Nitrate Contamination Increasing in Wisconsin’s Rural Wells

Recent studies have shown that nitrate contamination is increasing in Wisconsin’s rural private wells.

High nitrate levels pose a significant threat to private wells and businesses across the nation. Nitrates, introduced mainly through agricultural runoff, fertilizers, and industrial activities, can infiltrate groundwater, leading to elevated levels in drinking water sources. This situation creates notable health risks, especially for vulnerable groups such as infants, pregnant women, and the elderly.

Understanding the hazards of nitrate

Elevated nitrate levels in drinking water have adverse effects on human health. Once ingested, nitrates can convert into nitrites, causing a condition known as methemoglobinemia or “blue baby syndrome,” which impairs the blood’s oxygen-carrying capacity.
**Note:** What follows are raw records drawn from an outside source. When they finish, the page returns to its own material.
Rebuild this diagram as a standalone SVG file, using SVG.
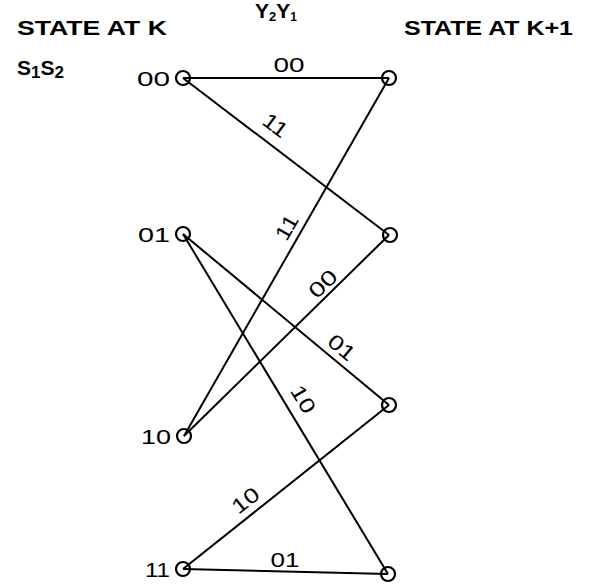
<svg xmlns="http://www.w3.org/2000/svg" width="592" height="587" viewBox="0 0 592 587">
<style>
.hdr{font-family:"Liberation Sans",Arial,sans-serif;font-weight:bold;font-size:21px;fill:#000}
.lbl{font-family:"Liberation Sans",Arial,sans-serif;font-size:21px;fill:#000}
.node{fill:none;stroke:#000;stroke-width:2.2}
.edge{stroke:#000;stroke-width:2;fill:none}
</style>
<rect width="592" height="587" fill="#fff"/>
<text class="hdr" x="17" y="35" textLength="150" lengthAdjust="spacingAndGlyphs">STATE AT K</text>
<text class="hdr" x="404" y="35" textLength="169" lengthAdjust="spacingAndGlyphs">STATE AT K+1</text>
<text class="hdr" x="17" y="75" font-size="23">S<tspan font-size="17" dy="3">1</tspan><tspan dy="-3">S</tspan><tspan font-size="17" dy="3">2</tspan></text>
<text class="lbl" x="255" y="18" font-size="16" font-weight="bold">Y<tspan font-size="13" dy="3">2</tspan><tspan dy="-3">Y</tspan><tspan font-size="12" dy="3">1</tspan></text>
<g id="connectors">
<line class="edge" x1="183" y1="78" x2="389" y2="78"/>
<line class="edge" x1="183" y1="78" x2="389" y2="235"/>
<line class="edge" x1="184" y1="436" x2="389" y2="78"/>
<line class="edge" x1="184" y1="436" x2="389" y2="235"/>
<line class="edge" x1="183" y1="234" x2="389" y2="405"/>
<line class="edge" x1="183" y1="234" x2="388" y2="574"/>
<line class="edge" x1="183" y1="569" x2="389" y2="405"/>
<line class="edge" x1="183" y1="569" x2="388" y2="574"/>
<text class="lbl" x="289" y="72" text-anchor="middle" textLength="31" lengthAdjust="spacingAndGlyphs">00</text>
<text class="lbl" text-anchor="middle" transform="translate(271,131) rotate(37)" textLength="26" lengthAdjust="spacingAndGlyphs">11</text>
<text class="lbl" text-anchor="middle" transform="translate(293,231) rotate(-60)" textLength="26" lengthAdjust="spacingAndGlyphs">11</text>
<text class="lbl" text-anchor="middle" transform="translate(328,289) rotate(-44)" textLength="31" lengthAdjust="spacingAndGlyphs">00</text>
<text class="lbl" text-anchor="middle" transform="translate(337,353) rotate(40)" textLength="29" lengthAdjust="spacingAndGlyphs">01</text>
<text class="lbl" text-anchor="middle" transform="translate(297,403) rotate(59)" textLength="29" lengthAdjust="spacingAndGlyphs">10</text>
<text class="lbl" text-anchor="middle" transform="translate(250,506) rotate(-38)" textLength="29" lengthAdjust="spacingAndGlyphs">10</text>
<text class="lbl" x="285" y="567" text-anchor="middle" textLength="29" lengthAdjust="spacingAndGlyphs">01</text>
</g>
<g id="k00"><circle class="node" cx="183" cy="78" r="7"/><text class="lbl" x="170" y="86" text-anchor="end" textLength="33" lengthAdjust="spacingAndGlyphs">00</text></g>
<g id="k01"><circle class="node" cx="183" cy="234" r="7"/><text class="lbl" x="170" y="242" text-anchor="end" textLength="32" lengthAdjust="spacingAndGlyphs">01</text></g>
<g id="k10"><circle class="node" cx="184" cy="436" r="7"/><text class="lbl" x="171" y="444" text-anchor="end" textLength="30" lengthAdjust="spacingAndGlyphs">10</text></g>
<g id="k11"><circle class="node" cx="183" cy="569" r="7"/><text class="lbl" x="170" y="577" text-anchor="end" textLength="25" lengthAdjust="spacingAndGlyphs">11</text></g>
<g id="n00"><circle class="node" cx="389" cy="78" r="7"/></g>
<g id="n01"><circle class="node" cx="390" cy="235" r="7"/></g>
<g id="n10"><circle class="node" cx="389" cy="405" r="7"/></g>
<g id="n11"><circle class="node" cx="388" cy="574" r="7"/></g>
</svg>
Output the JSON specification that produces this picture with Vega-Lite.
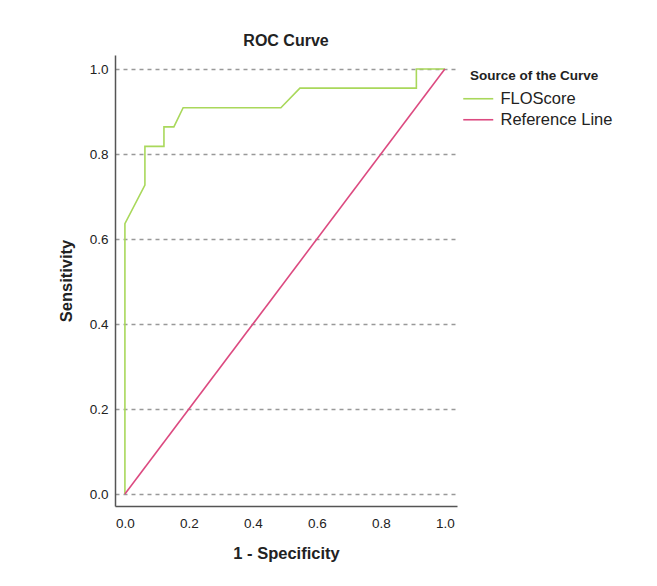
{
  "$schema": "https://vega.github.io/schema/vega-lite/v6.json",
  "autosize": {"type": "none"},
  "width": 342,
  "height": 451,
  "padding": {"left": 115, "top": 55, "right": 200, "bottom": 80},
  "background": "white",
  "title": {"text": "ROC Curve", "font": "Liberation Sans", "fontSize": 16, "fontWeight": "bold", "color": "#222", "anchor": "middle", "offset": 6},
  "data": {"values": [
    {"series": "FLOScore", "o": 0, "x": 0, "y": 0},
    {"series": "FLOScore", "o": 1, "x": 0, "y": 0.636},
    {"series": "FLOScore", "o": 2, "x": 0.0625, "y": 0.727},
    {"series": "FLOScore", "o": 3, "x": 0.0625, "y": 0.818},
    {"series": "FLOScore", "o": 4, "x": 0.122, "y": 0.818},
    {"series": "FLOScore", "o": 5, "x": 0.122, "y": 0.864},
    {"series": "FLOScore", "o": 6, "x": 0.153, "y": 0.864},
    {"series": "FLOScore", "o": 7, "x": 0.182, "y": 0.909},
    {"series": "FLOScore", "o": 8, "x": 0.4875, "y": 0.909},
    {"series": "FLOScore", "o": 9, "x": 0.547, "y": 0.955},
    {"series": "FLOScore", "o": 10, "x": 0.911, "y": 0.955},
    {"series": "FLOScore", "o": 11, "x": 0.911, "y": 1},
    {"series": "FLOScore", "o": 12, "x": 1, "y": 1},
    {"series": "Reference Line", "o": 0, "x": 0, "y": 0},
    {"series": "Reference Line", "o": 1, "x": 1, "y": 1}
  ]},
  "mark": {"type": "line", "strokeWidth": 1.6, "clip": false},
  "encoding": {
    "x": {"field": "x", "type": "quantitative", "scale": {"domain": [-0.031, 1.038], "nice": false, "zero": false},
      "axis": {"title": "1 - Specificity", "values": [0, 0.2, 0.4, 0.6, 0.8, 1.0], "format": ".1f", "grid": false, "ticks": false,
        "domainColor": "#555", "domainWidth": 1.5, "labelFont": "Liberation Sans", "labelFontSize": 13.5, "labelColor": "#222", "labelPadding": 10,
        "titleFont": "Liberation Sans", "titleFontSize": 16.5, "titleFontWeight": "bold", "titleColor": "#222", "titlePadding": 16}},
    "y": {"field": "y", "type": "quantitative", "scale": {"domain": [-0.028, 1.033], "nice": false, "zero": false},
      "axis": {"title": "Sensitivity", "values": [0, 0.2, 0.4, 0.6, 0.8, 1.0], "format": ".1f", "grid": true, "gridDash": [4, 4], "gridColor": "#999", "gridWidth": 1.3, "ticks": false,
        "domainColor": "#555", "domainWidth": 1.5, "labelFont": "Liberation Sans", "labelFontSize": 13.5, "labelColor": "#222", "labelPadding": 7,
        "titleFont": "Liberation Sans", "titleFontSize": 16.5, "titleFontWeight": "bold", "titleColor": "#222", "titlePadding": 15}},
    "color": {"field": "series", "type": "nominal",
      "scale": {"domain": ["FLOScore", "Reference Line"], "range": ["#a9d85b", "#dc4a80"]},
      "legend": {"title": "Source of the Curve", "orient": "none", "legendX": 355, "legendY": 14,
        "titleFont": "Liberation Sans", "titleFontSize": 13.5, "titleFontWeight": "bold", "titleColor": "#222", "titlePadding": 8,
        "labelFont": "Liberation Sans", "labelFontSize": 16.5, "labelColor": "#222", "labelOffset": 14,
        "symbolType": "M-3,0H3", "symbolSize": 100, "symbolStrokeWidth": 1.6, "symbolFillColor": "transparent", "rowPadding": 4}},
    "order": {"field": "o", "type": "quantitative"}
  },
  "config": {"view": {"stroke": null}}
}
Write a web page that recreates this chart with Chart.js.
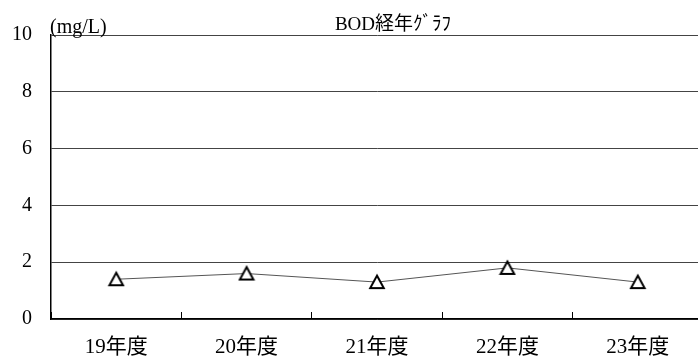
<!DOCTYPE html>
<html>
<head>
<meta charset="utf-8">
<script src="https://cdn.jsdelivr.net/npm/chart.js@4/dist/chart.umd.min.js"></script>
<style>
  html, body { margin: 0; padding: 0; background: #fff; overflow: hidden; }
  #wrap { width: 712px; height: 358px; }
</style>
</head>
<body>
<div id="wrap"><canvas id="c"></canvas></div>
<script>
const years = ["19年度", "20年度", "21年度", "22年度", "23年度"]
const bod = [1.4, 1.6, 1.3, 1.8, 1.3]
const yTicks = [0, 2, 4, 6, 8, 10]
const titleText = "BOD経年ｸﾞﾗﾌ"
const unitText = "(mg/L)"

const FONT = "'Liberation Serif', 'Noto Sans CJK JP', serif"

// open triangle marker, centred on its bounding box like the original
function makeTriangle() {
    const c = document.createElement("canvas")
    c.width = 18
    c.height = 18
    const g = c.getContext("2d")
    g.beginPath()
    g.moveTo(9, 2.5)
    g.lineTo(15.8, 15)
    g.lineTo(2.2, 15)
    g.closePath()
    g.fillStyle = "#fff"
    g.fill()
    g.lineWidth = 2
    g.strokeStyle = "#000"
    g.stroke()
    return c
}

// title and unit label drawn above the plot
const headerText = {
    id: "headerText",
    afterDraw(chart) {
        const ctx = chart.ctx
        const area = chart.chartArea
        ctx.save()
        ctx.fillStyle = "#000"
        ctx.textBaseline = "alphabetic"
        ctx.font = "20px " + FONT
        ctx.textAlign = "left"
        ctx.fillText(unitText, area.left - 1, area.top - 2)
        ctx.font = "19px " + FONT
        ctx.textAlign = "center"
        ctx.fillText(titleText, 393, area.top - 5)
        ctx.restore()
    }
}

new Chart(document.getElementById("c"), {
    type: "line",
    data: {
        labels: years,
        datasets: [{
            data: bod,
            borderColor: "#555",
            borderWidth: 1,
            pointStyle: makeTriangle(),
            pointRadius: 8,
            pointHoverRadius: 8,
            fill: false,
            tension: 0
        }]
    },
    options: {
        responsive: true,
        maintainAspectRatio: false,
        animation: false,
        layout: {padding: {top: 35, right: 6, left: 0, bottom: 0}},
        plugins: {legend: {display: false}, tooltip: {enabled: false}},
        scales: {
            x: {
                offset: true,
                grid: {
                    offset: true,
                    drawOnChartArea: false,
                    drawTicks: true,
                    tickLength: -7,
                    color: "#000",
                    lineWidth: 1
                },
                border: {color: "#000", width: 1.5},
                ticks: {
                    color: "#000",
                    font: {family: FONT, size: 21},
                    padding: 23,
                    maxRotation: 0
                },
                afterFit(scale) { scale.height = 39 }
            },
            y: {
                min: 0,
                max: 10,
                afterBuildTicks(scale) { scale.ticks = yTicks.map(v => ({value: v})) },
                grid: {
                    color: "#444",
                    lineWidth: 1,
                    drawTicks: false
                },
                border: {color: "#000", width: 1.5},
                ticks: {
                    color: "#000",
                    font: {family: FONT, size: 20},
                    padding: 19
                },
                afterFit(scale) { scale.width = 51 }
            }
        }
    },
    plugins: [headerText]
});
</script>
</body>
</html>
Moreover, prolonged exposure to nitrates has been linked to increased cancer risk, thyroid disorders, and neurological problems.

Is your well at risk of contamination?

Wisconsin map showing areas of highest nitrate contamination
Nitrate contamination is common
in many regions of Wisconsin.

Because soil type and land use play a significant role in nitrate presence, certain areas of Wisconsin are more prone to contamination. (See map for high-risk areas)

Nitrate originates from various sources, including:

    • Agricultural Practices: Runoff from excessive fertilizers and manure usage in agricultural fields introduces nitrates into groundwater.

    • Industrial Activities: Industrial operations and wastewater discharges containing nitrate compounds can contaminate water sources.

    • Septic Systems: Leaks or malfunctions in septic systems can release nitrates into the ground, ultimately polluting groundwater.

There is help for nitrate contamination

The American Rescue Plan Act of 2021 (ARPA) provides funds of up to $16,000 for eligible landowners, renters, or Wisconsin business owners to replace, reconstruct, or treat contaminated private water supplies that serve a residence or non-community public water system wells. The program aims to improve access to clean drinking water across the state.